Thursday, September 29, 2011
Er, wait - I just did mention it, didn't I? Well I'm not going to discuss it any further, because I'm disgusted. Instead, I'm going to discuss something else that disgusts me, because I feel like it.
You probably weren't aware of this, but there was a close race in the National League this season, between Jose Reyes, of the New York Mets, and Ryan Braun, of the Milwaukee Brewers, for the batting title. Before yesterday, Reyes was in the lead with an average of .347. What he did to secure his lead in yesterday's game was lame, as far as I'm concerned.

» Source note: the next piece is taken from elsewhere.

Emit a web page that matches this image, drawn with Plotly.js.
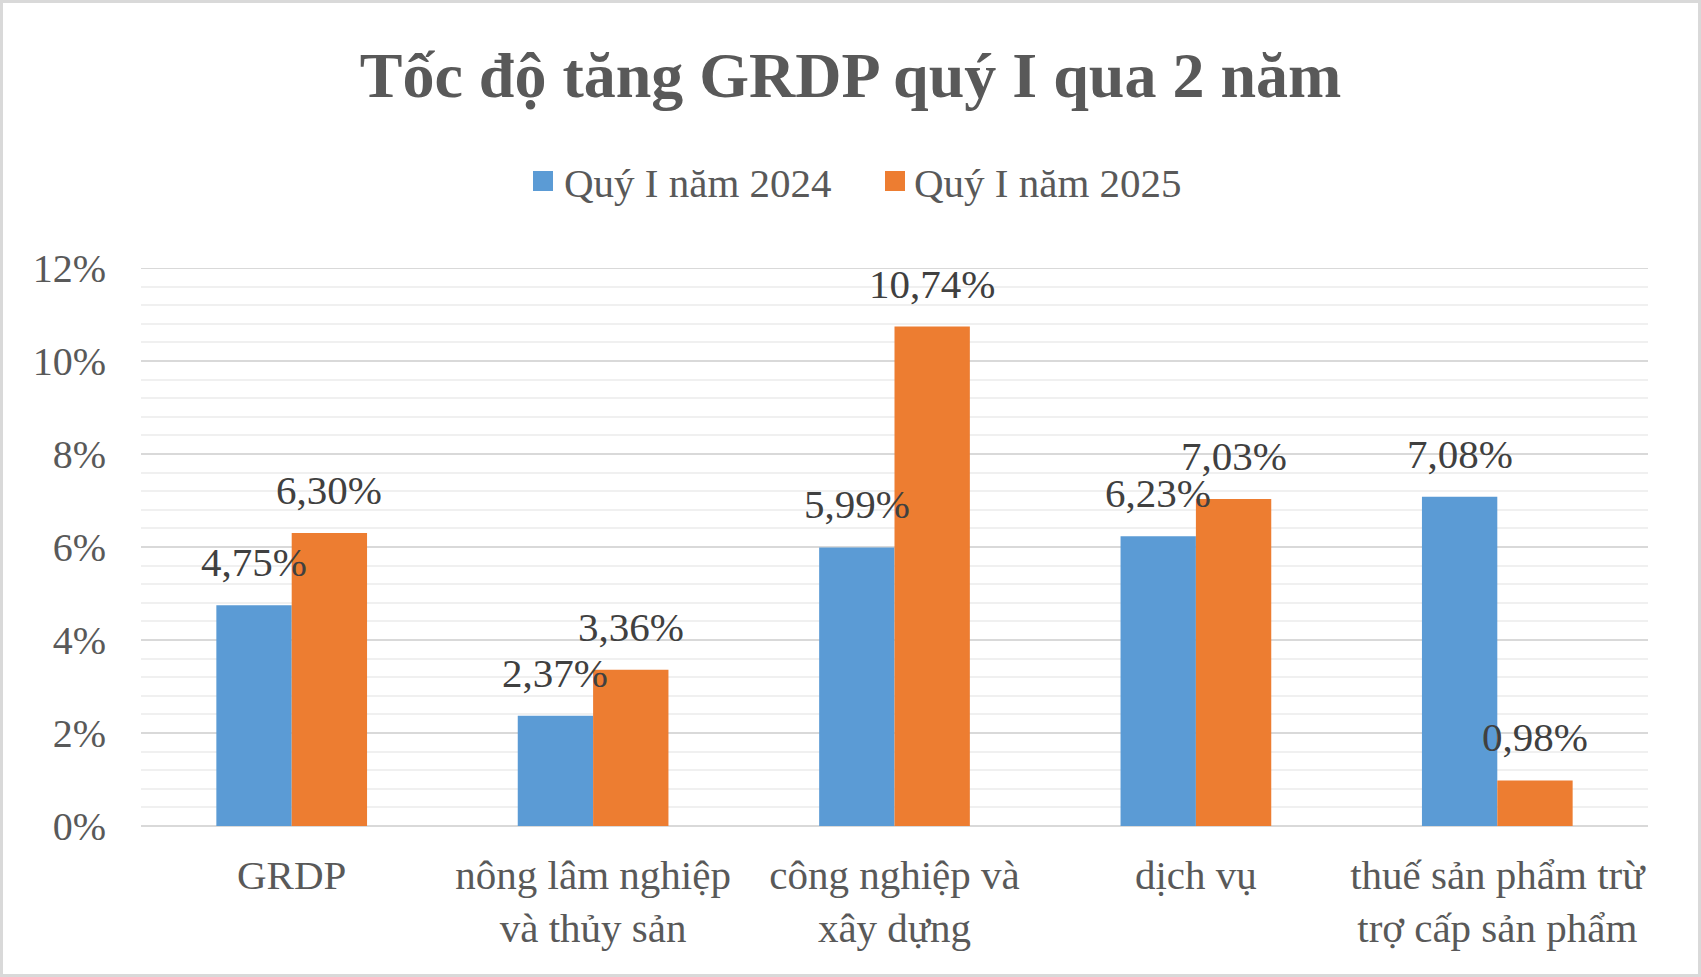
<!DOCTYPE html>
<html>
<head>
<meta charset="utf-8">
<script src="https://cdn.plot.ly/plotly-3.0.1.min.js"></script>
<style>
  html, body { margin: 0; padding: 0; background: #ffffff; }
  #wrap { position: relative; width: 1701px; height: 977px; }
  #chart { width: 1701px; height: 977px; }
  #frame { position: absolute; left: 0; top: 0; width: 1701px; height: 977px;
           box-sizing: border-box; border: 3px solid #d9d9d9; pointer-events: none; }
</style>
</head>
<body>
<div id="wrap">
  <div id="chart"></div>
  <div id="frame"></div>
</div>
<script>
// Growth of GRDP by sector, first quarter, 2024 vs 2025 (%)
const categories = [
  "GRDP",
  "nông lâm nghiệp<br>và thủy sản",
  "công nghiệp và<br>xây dựng",
  "dịch vụ",
  "thuế sản phẩm trừ<br>trợ cấp sản phẩm"
];
const seriesNames = ["Quý I năm 2024", "Quý I năm 2025"];
const values2024 = [4.75, 2.37, 5.99, 6.23, 7.08];
const values2025 = [6.30, 3.36, 10.74, 7.03, 0.98];
const colors = ["#5B9BD5", "#ED7D31"];
const yMax = 12;

const fmt = v => v.toFixed(2).replace(".", ",") + "%";
const serif = "'Liberation Serif', 'Times New Roman', serif";

// figure geometry
const W = 1701, H = 977;
const M = { l: 141, r: 53, t: 268, b: 151 };
const plotW = W - M.l - M.r, plotH = H - M.t - M.b;
const BARGAP = 0.5;
const seriesList = [values2024, values2025];

// pixel <-> paper helpers for items placed outside the plot area
const pxX = px => (px - M.l) / plotW;
const pxY = py => (H - M.b - py) / plotH;

const data = seriesList.map((vals, i) => ({
  type: "bar",
  name: seriesNames[i],
  x: categories,
  y: vals,
  marker: { color: colors[i] },
  hoverinfo: "skip",
  showlegend: false
}));

// value labels above each bar, offset to the bar's slot within its group
const slotW = plotW / categories.length * (1 - BARGAP) / seriesList.length;
const annotations = [];
seriesList.forEach((vals, i) => {
  const shift = (i - (seriesList.length - 1) / 2) * slotW;
  vals.forEach((v, j) => {
    annotations.push({
      x: categories[j], y: v, xref: "x", yref: "y",
      text: fmt(v), showarrow: false,
      xanchor: "center", yanchor: "middle",
      xshift: shift, yshift: 43,
      font: { family: serif, size: 41, color: "#404040" }
    });
  });
});

// top gridline sits exactly on the plot edge, so draw it explicitly
const shapes = [{
  type: "line", xref: "paper", yref: "y",
  x0: 0, x1: 1, y0: yMax, y1: yMax,
  line: { color: "#d9d9d9", width: 2 }, layer: "below"
}];

// legend: colour square + series name
const legendItems = [
  { sq: 533, tx: 562 },
  { sq: 885, tx: 912 }
];
const legendY = 181, sqSize = 20;
legendItems.forEach((it, i) => {
  shapes.push({
    type: "rect", xref: "paper", yref: "paper",
    x0: pxX(it.sq), x1: pxX(it.sq + sqSize),
    y0: pxY(legendY + sqSize / 2), y1: pxY(legendY - sqSize / 2),
    fillcolor: colors[i], line: { width: 0 }
  });
  annotations.push({
    xref: "paper", yref: "paper",
    x: pxX(it.tx), y: pxY(legendY + 2),
    xanchor: "left", yanchor: "middle",
    text: seriesNames[i], showarrow: false,
    font: { family: serif, size: 41, color: "#595959" }
  });
});

const layout = {
  width: W,
  height: H,
  paper_bgcolor: "#ffffff",
  plot_bgcolor: "#ffffff",
  margin: M,
  barmode: "group",
  bargap: BARGAP,
  bargroupgap: 0,
  font: { family: serif, color: "#595959" },
  title: {
    text: "<b>Tốc độ tăng GRDP quý I qua 2 năm</b>",
    font: { family: serif, size: 64, color: "#595959" },
    x: 0.5, xref: "container", xanchor: "center",
    y: 1 - 75 / H, yref: "container", yanchor: "middle"
  },
  showlegend: false,
  xaxis: {
    type: "category",
    tickfont: { family: serif, size: 41, color: "#595959" },
    showgrid: false,
    showline: false,
    ticks: "",
    ticklabelstandoff: 21
  },
  yaxis: {
    range: [0, yMax],
    dtick: 2,
    tick0: 0,
    ticksuffix: "%",
    tickfont: { family: serif, size: 40, color: "#595959" },
    showgrid: true,
    gridcolor: "#d9d9d9",
    gridwidth: 2,
    zeroline: true,
    zerolinecolor: "#d9d9d9",
    zerolinewidth: 2,
    showline: false,
    ticks: "",
    ticklabelstandoff: 34,
    minor: { dtick: 0.4, tick0: 0, showgrid: true, gridcolor: "#f0f0f0", gridwidth: 2 }
  },
  shapes: shapes,
  annotations: annotations
};

Plotly.newPlot("chart", data, layout, { displayModeBar: false, staticPlot: true });
</script>
</body>
</html>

Jose Reyes bunted on his first at-bat, which with his speed almost guaranteed a hit. That in itself is not a big deal, but what he did next is a sign, to me, of what's wrong with our culture these days. He asked his manager to take him out of the game. He did. This preserved his average, meaning he did not have any strikeouts, groundouts, or outs of any kind that day, which could have lowered his average.
He should have played the rest of the game, because Ryan Braun ended up going 0 for 4 against the Pittsburgh Pirates, and Reyes would have won no matter what.
Anyway, you're probably wondering why Ted Williams is up there, assuming you knew that was Ted Williams. Ted is up there because I want to use him to illustrate how things should be done.
70 years ago, Ted Williams was in the same position as Jose Reyes - poised to take the title, and with a decision to make. His situation was a bit more historic though. He had a .3996 batting average, something which is essentially unheard of. The last day of the season was a double header. He could have sat out, which his manager suggested, and MLB would have rounded his average up to .400.
What did Ted do? He did what any self-respecting hero and role model would. He played both games, went 6 for 8, and ended up with a legitimate .406 batting average. No one has ever had an average of over .400 since.
Not one single player.
Kids, don't be like Jose Reyes. Be like Ted Williams.
He played for the Boston Red Sox. I bet they wish they had him back.